The criminal justice professor says this could become a common practice. Based on Supreme Court decisions handed down over the summer, officers may be tempted to tweak, or willfully violate, Miranda as a means for gathering evidence, Choi says.

In one case, Missouri v. Seibert, the officer had intentionally withheld the Miranda warning to help get a confession. “His technique was to get a confession, then Mirandize the suspect and have the suspect repeat the confession. The post-Miranda confession was then used against the suspect at trial,” Choi says. Here, the court held the post-Miranda confession was obtained in violation of Miranda and was inadmissible.

But if an inadmissible confession leads to other evidence, that evidence can be used against the suspect at trial, the court determined. Choi notes that in U.S. v. Patane, an ex-felon interrupted an ATF officer while he was attempting to administer Miranda. The suspect then admitted he owned a firearm and revealed where he kept it.
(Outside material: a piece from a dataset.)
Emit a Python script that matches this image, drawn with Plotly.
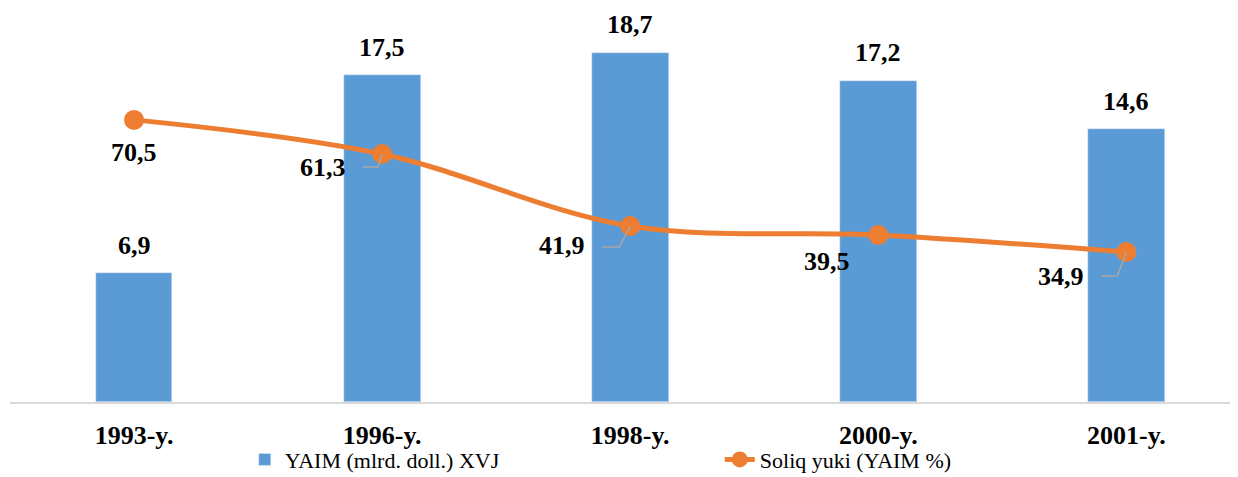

The court found the firearm was admissible, she says.

“It’s a battle of individual constitutional rights versus effective criminal investigations,” she says. “We have a system where we rely on officers to do independent investigations to prove guilt. The next big question is if they’re allowed to find evidence through ill-gotten confessions, to what extent does that erode the Fifth Amendment?”

While some may say this is just good policing, Choi says, it verges on violating what Chief Justice Warren saw as Miranda’s important role in protecting citizens’ rights.